{How I Manage My Postpartum Depression}

Managing Postpartum Depression |

Since sharing my story of Postpartum Depression (PPD), many people ask me what it’s like living with the disease. I wish there was an easy answer to this question. Dealing with this disease is a part of my daily life. It’s not something quietly disappears or is all of the sudden better. Most days I wake up ready to take on the world {after coffee of course}. Nothing can get me down. I’m energetic, fun, enthusiastic, and all around cheerful. Some might say {my husband and co-workers for instance} I’m downright annoyingly happy. But other days, I have no interest in even getting out of bed. I hate the thought of myself, the tasks that lie ahead {including taking care of my daughter}, and am drained for energy before I even put one foot on the ground.
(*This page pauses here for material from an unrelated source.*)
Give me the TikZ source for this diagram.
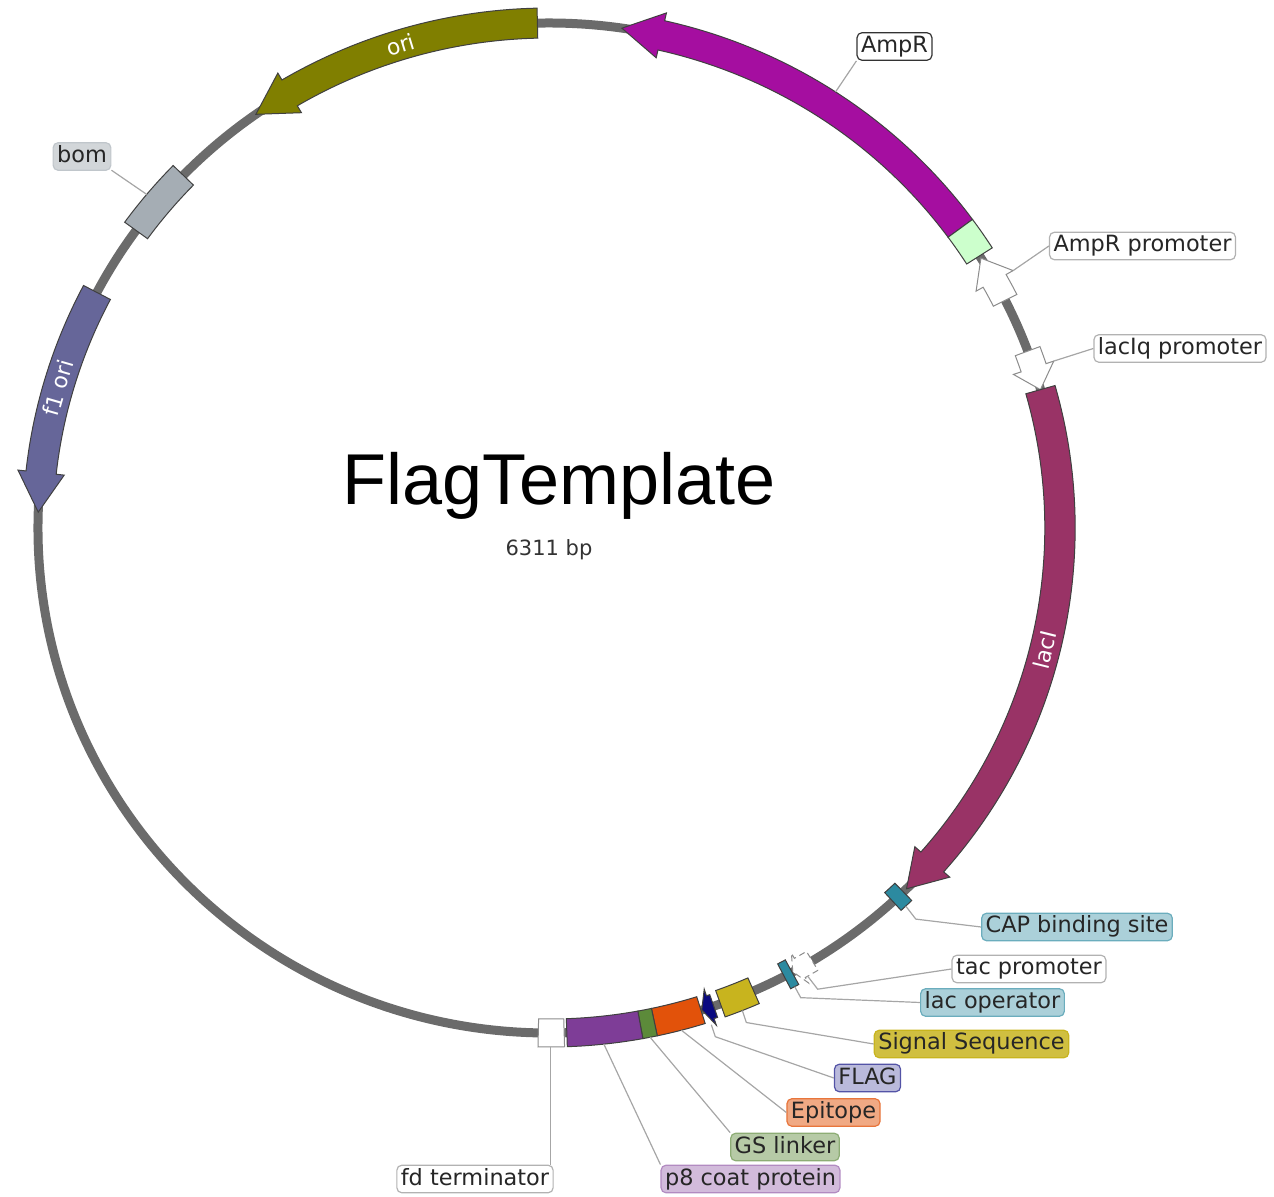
\documentclass[tikz,border=0pt]{standalone}
\usepackage{fontspec}
\newfontfamily\labelfont{DejaVu Sans}
\newfontfamily\titlefont{Liberation Sans}
\definecolor{backbone-color}{HTML}{6B6B6B}
\definecolor{ori-color}{HTML}{807F00}
\definecolor{bom-color}{HTML}{A5ADB4}
\definecolor{f1ori-color}{HTML}{666699}
\definecolor{ampr-color}{HTML}{A50EA0}
\definecolor{amprsig-color}{HTML}{CCFFCC}
\definecolor{laci-color}{HTML}{993366}
\definecolor{lacop-color}{HTML}{2C8AA0}
\definecolor{signal-color}{HTML}{C8B41E}
\definecolor{flag-color}{HTML}{0A0A80}
\definecolor{epitope-color}{HTML}{E2520A}
\definecolor{gslinker-color}{HTML}{5C8A3A}
\definecolor{p8-color}{HTML}{7E3D97}
\tikzstyle{backbone} = [draw=backbone-color, line width=4.5pt]
\tikzstyle{feature} = [draw=black!75, line width=0.5pt]
\tikzstyle{promoter} = [feature, draw=black!45, fill=white]
\tikzstyle{arcText} = [text=white, font=\labelfont\fontsize{11}{13}\selectfont]
\tikzstyle{mapLabel} = [rectangle, rounded corners=2.5pt, draw=black!30, fill=white, line width=0.6pt, inner xsep=2pt, inner ysep=1.5pt, text height=8.4pt, text depth=2.4pt, text=black!85, font=\labelfont\fontsize{11.2}{13}\selectfont]
\tikzstyle{leaderLine} = [draw=black!35, line width=0.6pt]
\newcommand{\featbox}[4]{%
  \draw[#1] ({#2}:{505+#4}) arc[start angle=#2, end angle=#3, radius=505+#4]
    -- ({#3}:{505-#4}) arc[start angle=#3, end angle=#2, radius=505-#4] -- cycle;}
\newcommand{\featarrow}[6]{%
  \draw[#1] ({#2}:{505+#5}) arc[start angle=#2, end angle=#3, radius=505+#5]
    -- ({#3}:{505+#6}) -- ({#4}:505) -- ({#3}:{505-#6})
    -- ({#3}:{505-#5}) arc[start angle=#3, end angle=#2, radius=505-#5] -- cycle;}

\begin{document}
\begin{tikzpicture}[x=0.5pt, y=0.5pt]
\useasboundingbox (-549,-669) rectangle (725,528);
\begin{scope}[xscale=1.0119]
    \draw[backbone] (0,0) circle[radius=505];
    \featarrow{feature, fill=ori-color}{91.3}{120.5}{125.0}{15}{23}
    \featbox{feature, fill=bom-color}{135.7}{143.9}{14}
    \featarrow{feature, fill=f1ori-color}{152.2}{173.7}{178.2}{15}{23}
    \featarrow{feature, fill=ampr-color}{36.4}{77.3}{81.8}{15}{23}
    \featbox{feature, fill=amprsig-color}{32.6}{36.4}{15}
    \featarrow{promoter}{26.8}{29.3}{32.3}{13}{21}
    \featarrow{promoter}{20.5}{18.5}{15.9}{13}{21}
    \featarrow{feature, fill=laci-color}{15.9}{-41.4}{-45.6}{15}{23}
    \featbox{feature, fill=lacop-color}{-46.1}{-47.7}{12}
    \featarrow{promoter, densely dashed}{-59.0}{-60.6}{-61.5}{11}{17}
    \featbox{feature, fill=lacop-color}{-61.6}{-62.6}{14}
    \featbox{feature, fill=signal-color}{-66.4}{-70.4}{14}
    \featarrow{feature, fill=flag-color}{-71.2}{-71.6}{-72.6}{12}{19}
    \featbox{feature, fill=epitope-color}{-72.7}{-78.1}{14}
    \featbox{feature, fill=gslinker-color}{-78.1}{-79.7}{14}
    \featbox{feature, fill=p8-color}{-79.7}{-88.0}{14}
    \featbox{feature, fill=white, draw=black!45}{-88.3}{-91.2}{14}

    \node[arcText, rotate=16.9] (oriText) at (106.9:505) {ori};
    \node[arcText, rotate=73.9] (f1oriText) at (163.9:505) {f1 ori};
    \node[arcText, rotate=76] (laciText) at (-14:505) {lacI};

    \coordinate (amprPt) at (57:520);
    \coordinate (amprPromPt) at (29.3:526);
    \coordinate (laciqPt) at (18.5:526);
    \coordinate (bomPt) at (140:519);
    \coordinate (capPt) at (-47:517);
    \coordinate (tacPt) at (-60.3:516);
    \coordinate (lacOpPt) at (-62.1:519);
    \coordinate (signalPt) at (-68.4:519);
    \coordinate (flagPt) at (-72.1:522);
    \coordinate (epitopePt) at (-75.4:519);
    \coordinate (gsPt) at (-78.9:519);
    \coordinate (p8Pt) at (-84:519);
    \coordinate (fdPt) at (-89.8:519);
\end{scope}

    \node[font=\titlefont\fontsize{36}{40}\selectfont, anchor=base] (mapTitle) at (10,23) {FlagTemplate};
    \node[font=\labelfont\fontsize{10.5}{12}\selectfont, text=black!80, anchor=base] (mapSize) at (0,-28) {6311 bp};

    \node[mapLabel, draw=black!80] at (345.5,481.5) (amprLbl) {AmpR};
    \node[mapLabel] at (593.5,282) (amprPromLbl) {AmpR promoter};
    \node[mapLabel] at (631,179.5) (laciqLbl) {lacIq promoter};
    \node[mapLabel, fill=bom-color!50, draw=bom-color!70] at (-467,371.5) (bomLbl) {bom};
    \node[mapLabel, fill=lacop-color!40, draw=lacop-color!70] at (528,-399) (capLbl) {CAP binding site};
    \node[mapLabel] at (480,-441) (tacLbl) {tac promoter};
    \node[mapLabel, fill=lacop-color!40, draw=lacop-color!70] at (443.5,-474.5) (lacOpLbl) {lac operator};
    \node[mapLabel, fill=signal-color!85, draw=signal-color] at (422.5,-516) (signalLbl) {Signal Sequence};
    \node[mapLabel, fill=flag-color!28, draw=flag-color!70] at (318.5,-550) (flagLbl) {FLAG};
    \node[mapLabel, fill=epitope-color!50, draw=epitope-color!80] at (284.5,-584.5) (epitopeLbl) {Epitope};
    \node[mapLabel, fill=gslinker-color!45, draw=gslinker-color!70] at (236,-619) (gsLbl) {GS linker};
    \node[mapLabel, fill=p8-color!35, draw=p8-color!60] at (201.5,-651) (p8Lbl) {p8 coat protein};
    \node[mapLabel] at (-74,-651) (fdLbl) {fd terminator};

    \draw[leaderLine] (amprLbl.south west) -- (amprPt);
    \draw[leaderLine] (amprPromLbl.west) -- (amprPromPt);
    \draw[leaderLine] (laciqLbl.west) -- (laciqPt);
    \draw[leaderLine] (bomLbl.-25) -- (bomPt);
    \draw[leaderLine] (capPt) -- ++(10,-13) -- (capLbl.west);
    \draw[leaderLine] (tacPt) -- ++(10,-13) -- (tacLbl.west);
    \draw[leaderLine] (lacOpPt) -- ++(6,-11) -- (lacOpLbl.west);
    \draw[leaderLine] (signalPt) -- ++(4,-12) -- (signalLbl.west);
    \draw[leaderLine] (flagPt) -- ++(4,-12) -- (flagLbl.west);
    \draw[leaderLine] (epitopePt) -- (epitopeLbl.west);
    \draw[leaderLine] (gsPt) -- (gsLbl.north west);
    \draw[leaderLine] (p8Pt) -- (p8Lbl.north west);
    \draw[leaderLine] (fdPt) -- (fdPt |- fdLbl.north);
\end{tikzpicture}
\end{document}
The great part though is that my “most days” significantly outnumber my “other days”. I think I’ve gone almost three weeks without having an “other day.” You may have just scoffed and thought “Oh, but that isn’t very long is it?” For me, that’s pretty good considering where I once was.

I’ve been lucky; I’ve found ways to manage the disease without allowing it to spread through my life uninvited. So how is it exactly I manage the disease? Well, first and foremost I’ll tackle the question you are all most likely asking: Yes, I sought the medicinal route to assist me in managing my PPD. But please know that this route isn’t for everyone, and I am by no means stating that it’s the only way or the right way. How each individual deals with PPD is a very personal choice. Incorporating medication into my daily routine was the avenue I chose. Now, that doesn’t mean that the meds solved all my problems. This runs much deeper than meds could ever magically wipe away {wouldn’t that be awesome though?}. It pains me that I even had to list this as my first way of coping. However, I know that without the medication I would be a mess. It has helped balance me, which was one of my largest issues. It helps me stay cool during times/situations I would have previously exploded. It has also helped level my moods. I don’t have the swings I once experienced, from sad to REALLY sad, which is a blessing.

The second way in which I keep the monster at bay is awareness. Not only do the meds help keep me level, I keep me level. It has taken a few months, but I’m starting to get the hang of realizing everything in my life has a priority. What was once extremely important just has to take back seat now. I have to be aware that I can’t be everything to everyone. I have to pick the things which matter most. That means that I might not return a text/phone call immediately upon receipt. My house isn’t going to be spotless all of the time {currently there are socks lying on the floor *gasp*}. Dinner probably isn’t going to be cooked every single night. And guess what, that’s okay. I’m an overachiever by nature, so this has been a huge struggle for me. I think it is probably one that most mothers {new and experienced} struggle with as well. I’m here to tell you, it is okay. No one expects you to have a spotless house, fix gourmet meals, workout five days a week, and sport perfect hair/makeup. It just isn’t real. If it appears that others do, in fact, have all of the above under wraps, something else in their life is lacking or they are receiving help that you may not have available to you…which is my third way to keep my sanity: asking for help.

In my time prior to being a mother I NEVER asked for help. Never. I’m not kidding. So naturally when I became a mother I didn’t know that I should really ask for help when people offered. That folks actually expected me to really ask for help. I just assumed I could do it all, like I did before. Boy was I wrong. Asking for help from my husband, my friends, my in-laws, my parents, my job, etc. {truly I could go on} has been a life saver. I’m not saying that I ask for help ALL of the time and for mundane tasks, I just make sure I’m not going at this alone. Other women, men, families, have been there, they understand. They want to help! Took me a few months {like five} to figure it out, but I’m getting more comfortable asking for assistance.

The last way I strategically deal with my PPD is by doing things that make me happy. As mothers, we often forget that we should come first. We put others in front us – our children, husbands, significant others, jobs, friends. When in reality, we should be putting ourselves first. I’ve found that if I do even small things that make me feel good inside, like going for a quick run {exercise creates endorphins, which trick your body into thinking you are happy!}, taking a long shower {with no interruptions}, browsing Pinterest for 15 minutes, staying up an extra 10 minutes to read a book, sipping a glass of wine out on the front porch in my rocking chair – those things can change my entire day, my outlook, my mood, they change me. So while it may not be feasible to do ALL of the things I once loved before I became a mother and wife, I can slip a few things in there to keep my sanity. Lucky for me, everyone involved has realized this and encourages me to take moments out for myself. So I’m encouraging you to do the same if you find yourself in a similar situation. Put away the guilt, you deserve a few moments to yourself. I promise.

What are some ways you keep your mind in the right state?